Make an exact copy of the data below, leaving out every picture.

Items from a data source
···
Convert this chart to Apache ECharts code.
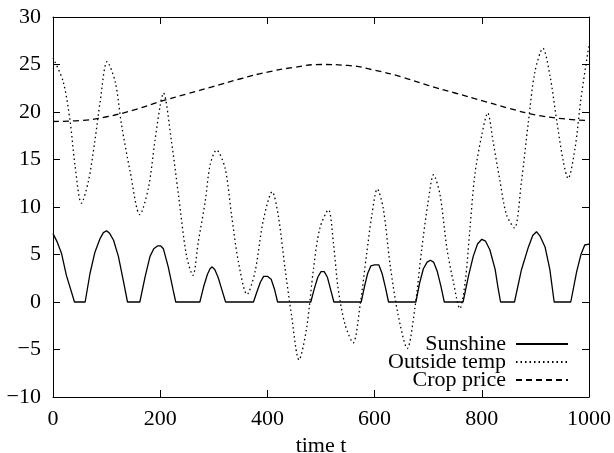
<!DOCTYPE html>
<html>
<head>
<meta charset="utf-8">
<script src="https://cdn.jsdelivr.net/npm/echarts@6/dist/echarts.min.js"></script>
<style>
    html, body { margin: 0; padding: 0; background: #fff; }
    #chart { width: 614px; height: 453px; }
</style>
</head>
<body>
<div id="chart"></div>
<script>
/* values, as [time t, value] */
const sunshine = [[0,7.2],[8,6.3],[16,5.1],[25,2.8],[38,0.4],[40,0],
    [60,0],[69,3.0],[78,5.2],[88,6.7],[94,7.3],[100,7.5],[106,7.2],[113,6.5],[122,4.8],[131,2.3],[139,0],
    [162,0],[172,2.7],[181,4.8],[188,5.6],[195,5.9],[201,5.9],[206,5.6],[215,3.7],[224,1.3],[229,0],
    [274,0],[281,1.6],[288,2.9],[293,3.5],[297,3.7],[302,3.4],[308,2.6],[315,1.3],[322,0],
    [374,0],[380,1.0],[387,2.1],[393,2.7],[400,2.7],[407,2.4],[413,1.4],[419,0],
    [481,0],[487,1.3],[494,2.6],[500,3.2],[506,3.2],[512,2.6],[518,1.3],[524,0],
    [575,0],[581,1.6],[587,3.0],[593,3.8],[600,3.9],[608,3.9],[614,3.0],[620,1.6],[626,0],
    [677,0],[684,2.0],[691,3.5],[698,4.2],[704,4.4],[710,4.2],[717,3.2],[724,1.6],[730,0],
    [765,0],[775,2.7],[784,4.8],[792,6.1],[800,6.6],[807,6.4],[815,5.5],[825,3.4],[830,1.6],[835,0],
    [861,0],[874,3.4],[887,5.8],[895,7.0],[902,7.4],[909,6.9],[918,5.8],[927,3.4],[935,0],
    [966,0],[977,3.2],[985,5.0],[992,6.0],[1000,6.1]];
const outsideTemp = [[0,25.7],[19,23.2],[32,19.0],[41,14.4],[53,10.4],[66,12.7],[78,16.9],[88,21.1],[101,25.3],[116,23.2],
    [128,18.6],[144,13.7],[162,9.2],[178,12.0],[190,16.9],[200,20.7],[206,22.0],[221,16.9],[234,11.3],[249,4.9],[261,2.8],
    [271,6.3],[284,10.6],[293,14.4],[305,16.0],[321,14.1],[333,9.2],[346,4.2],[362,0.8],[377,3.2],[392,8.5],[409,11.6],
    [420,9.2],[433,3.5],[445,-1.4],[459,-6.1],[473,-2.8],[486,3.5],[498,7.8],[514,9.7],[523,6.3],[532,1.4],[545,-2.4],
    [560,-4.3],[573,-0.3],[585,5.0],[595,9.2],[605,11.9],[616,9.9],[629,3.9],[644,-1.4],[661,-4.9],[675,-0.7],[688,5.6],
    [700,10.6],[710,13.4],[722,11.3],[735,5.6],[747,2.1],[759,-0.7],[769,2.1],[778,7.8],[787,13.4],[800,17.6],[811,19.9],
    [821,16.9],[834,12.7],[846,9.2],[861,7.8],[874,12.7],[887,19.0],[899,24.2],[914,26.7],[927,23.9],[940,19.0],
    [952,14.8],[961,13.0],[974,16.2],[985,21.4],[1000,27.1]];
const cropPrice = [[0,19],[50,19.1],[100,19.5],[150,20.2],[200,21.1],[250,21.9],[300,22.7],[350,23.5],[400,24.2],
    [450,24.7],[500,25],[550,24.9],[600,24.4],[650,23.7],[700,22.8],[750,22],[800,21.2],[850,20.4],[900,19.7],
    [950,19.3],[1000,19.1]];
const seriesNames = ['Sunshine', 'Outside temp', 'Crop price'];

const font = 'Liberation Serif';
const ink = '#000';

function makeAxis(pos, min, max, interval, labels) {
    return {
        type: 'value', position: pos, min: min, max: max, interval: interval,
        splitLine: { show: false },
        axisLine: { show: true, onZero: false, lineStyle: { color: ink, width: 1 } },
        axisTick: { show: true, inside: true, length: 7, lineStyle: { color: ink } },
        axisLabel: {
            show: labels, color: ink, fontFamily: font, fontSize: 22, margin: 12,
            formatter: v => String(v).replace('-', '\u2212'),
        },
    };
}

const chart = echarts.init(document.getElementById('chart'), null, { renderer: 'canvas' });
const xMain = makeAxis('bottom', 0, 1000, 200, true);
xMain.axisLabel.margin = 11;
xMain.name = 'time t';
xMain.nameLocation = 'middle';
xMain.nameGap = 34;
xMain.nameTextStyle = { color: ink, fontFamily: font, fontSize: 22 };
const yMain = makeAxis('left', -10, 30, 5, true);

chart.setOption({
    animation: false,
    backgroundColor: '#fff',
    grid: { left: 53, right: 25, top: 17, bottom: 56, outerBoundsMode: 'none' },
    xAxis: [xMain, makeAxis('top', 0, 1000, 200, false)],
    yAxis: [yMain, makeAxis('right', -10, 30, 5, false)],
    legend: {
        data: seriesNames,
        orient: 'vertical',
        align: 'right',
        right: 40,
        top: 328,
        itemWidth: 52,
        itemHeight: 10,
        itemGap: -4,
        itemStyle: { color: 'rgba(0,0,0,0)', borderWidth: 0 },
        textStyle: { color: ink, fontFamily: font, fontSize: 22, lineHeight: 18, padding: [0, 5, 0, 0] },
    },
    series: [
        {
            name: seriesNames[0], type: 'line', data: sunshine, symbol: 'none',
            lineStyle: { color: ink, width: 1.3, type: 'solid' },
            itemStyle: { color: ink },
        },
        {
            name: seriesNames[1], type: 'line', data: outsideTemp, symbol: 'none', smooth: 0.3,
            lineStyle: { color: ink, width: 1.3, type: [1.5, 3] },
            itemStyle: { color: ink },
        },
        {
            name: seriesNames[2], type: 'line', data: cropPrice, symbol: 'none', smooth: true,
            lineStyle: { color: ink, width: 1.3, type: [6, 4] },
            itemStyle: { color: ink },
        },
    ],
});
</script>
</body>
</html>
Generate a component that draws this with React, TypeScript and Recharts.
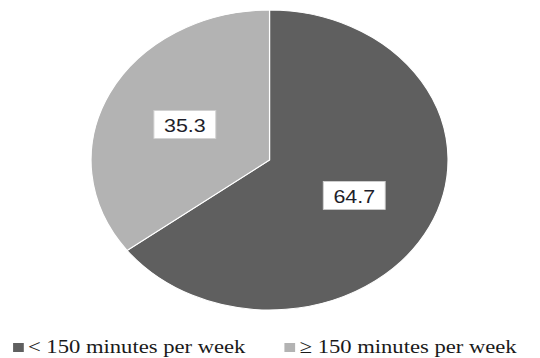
···
## CORRECT OUTPUT
Convert this chart to Apache ECharts code.
<!DOCTYPE html>
<html>
<head>
<meta charset="utf-8">
<script src="https://cdn.jsdelivr.net/npm/echarts@6/dist/echarts.min.js"></script>
<style>
    html, body { margin: 0; padding: 0; background: #fff; }
    #chart { width: 614px; height: 453px; }
</style>
</head>
<body>
<div id="chart"></div>
<script>
/* values, as [time t, value] */
const sunshine = [[0,7.2],[8,6.3],[16,5.1],[25,2.8],[38,0.4],[40,0],
    [60,0],[69,3.0],[78,5.2],[88,6.7],[94,7.3],[100,7.5],[106,7.2],[113,6.5],[122,4.8],[131,2.3],[139,0],
    [162,0],[172,2.7],[181,4.8],[188,5.6],[195,5.9],[201,5.9],[206,5.6],[215,3.7],[224,1.3],[229,0],
    [274,0],[281,1.6],[288,2.9],[293,3.5],[297,3.7],[302,3.4],[308,2.6],[315,1.3],[322,0],
    [374,0],[380,1.0],[387,2.1],[393,2.7],[400,2.7],[407,2.4],[413,1.4],[419,0],
    [481,0],[487,1.3],[494,2.6],[500,3.2],[506,3.2],[512,2.6],[518,1.3],[524,0],
    [575,0],[581,1.6],[587,3.0],[593,3.8],[600,3.9],[608,3.9],[614,3.0],[620,1.6],[626,0],
    [677,0],[684,2.0],[691,3.5],[698,4.2],[704,4.4],[710,4.2],[717,3.2],[724,1.6],[730,0],
    [765,0],[775,2.7],[784,4.8],[792,6.1],[800,6.6],[807,6.4],[815,5.5],[825,3.4],[830,1.6],[835,0],
    [861,0],[874,3.4],[887,5.8],[895,7.0],[902,7.4],[909,6.9],[918,5.8],[927,3.4],[935,0],
    [966,0],[977,3.2],[985,5.0],[992,6.0],[1000,6.1]];
const outsideTemp = [[0,25.7],[19,23.2],[32,19.0],[41,14.4],[53,10.4],[66,12.7],[78,16.9],[88,21.1],[101,25.3],[116,23.2],
    [128,18.6],[144,13.7],[162,9.2],[178,12.0],[190,16.9],[200,20.7],[206,22.0],[221,16.9],[234,11.3],[249,4.9],[261,2.8],
    [271,6.3],[284,10.6],[293,14.4],[305,16.0],[321,14.1],[333,9.2],[346,4.2],[362,0.8],[377,3.2],[392,8.5],[409,11.6],
    [420,9.2],[433,3.5],[445,-1.4],[459,-6.1],[473,-2.8],[486,3.5],[498,7.8],[514,9.7],[523,6.3],[532,1.4],[545,-2.4],
    [560,-4.3],[573,-0.3],[585,5.0],[595,9.2],[605,11.9],[616,9.9],[629,3.9],[644,-1.4],[661,-4.9],[675,-0.7],[688,5.6],
    [700,10.6],[710,13.4],[722,11.3],[735,5.6],[747,2.1],[759,-0.7],[769,2.1],[778,7.8],[787,13.4],[800,17.6],[811,19.9],
    [821,16.9],[834,12.7],[846,9.2],[861,7.8],[874,12.7],[887,19.0],[899,24.2],[914,26.7],[927,23.9],[940,19.0],
    [952,14.8],[961,13.0],[974,16.2],[985,21.4],[1000,27.1]];
const cropPrice = [[0,19],[50,19.1],[100,19.5],[150,20.2],[200,21.1],[250,21.9],[300,22.7],[350,23.5],[400,24.2],
    [450,24.7],[500,25],[550,24.9],[600,24.4],[650,23.7],[700,22.8],[750,22],[800,21.2],[850,20.4],[900,19.7],
    [950,19.3],[1000,19.1]];
const seriesNames = ['Sunshine', 'Outside temp', 'Crop price'];

const font = 'Liberation Serif';
const ink = '#000';

function makeAxis(pos, min, max, interval, labels) {
    return {
        type: 'value', position: pos, min: min, max: max, interval: interval,
        splitLine: { show: false },
        axisLine: { show: true, onZero: false, lineStyle: { color: ink, width: 1 } },
        axisTick: { show: true, inside: true, length: 7, lineStyle: { color: ink } },
        axisLabel: {
            show: labels, color: ink, fontFamily: font, fontSize: 22, margin: 12,
            formatter: v => String(v).replace('-', '\u2212'),
        },
    };
}

const chart = echarts.init(document.getElementById('chart'), null, { renderer: 'canvas' });
const xMain = makeAxis('bottom', 0, 1000, 200, true);
xMain.axisLabel.margin = 11;
xMain.name = 'time t';
xMain.nameLocation = 'middle';
xMain.nameGap = 34;
xMain.nameTextStyle = { color: ink, fontFamily: font, fontSize: 22 };
const yMain = makeAxis('left', -10, 30, 5, true);

chart.setOption({
    animation: false,
    backgroundColor: '#fff',
    grid: { left: 53, right: 25, top: 17, bottom: 56, outerBoundsMode: 'none' },
    xAxis: [xMain, makeAxis('top', 0, 1000, 200, false)],
    yAxis: [yMain, makeAxis('right', -10, 30, 5, false)],
    legend: {
        data: seriesNames,
        orient: 'vertical',
        align: 'right',
        right: 40,
        top: 328,
        itemWidth: 52,
        itemHeight: 10,
        itemGap: -4,
        itemStyle: { color: 'rgba(0,0,0,0)', borderWidth: 0 },
        textStyle: { color: ink, fontFamily: font, fontSize: 22, lineHeight: 18, padding: [0, 5, 0, 0] },
    },
    series: [
        {
            name: seriesNames[0], type: 'line', data: sunshine, symbol: 'none',
            lineStyle: { color: ink, width: 1.3, type: 'solid' },
            itemStyle: { color: ink },
        },
        {
            name: seriesNames[1], type: 'line', data: outsideTemp, symbol: 'none', smooth: 0.3,
            lineStyle: { color: ink, width: 1.3, type: [1.5, 3] },
            itemStyle: { color: ink },
        },
        {
            name: seriesNames[2], type: 'line', data: cropPrice, symbol: 'none', smooth: true,
            lineStyle: { color: ink, width: 1.3, type: [6, 4] },
            itemStyle: { color: ink },
        },
    ],
});
</script>
</body>
</html>
Generate a component that draws this with React, TypeScript and Recharts.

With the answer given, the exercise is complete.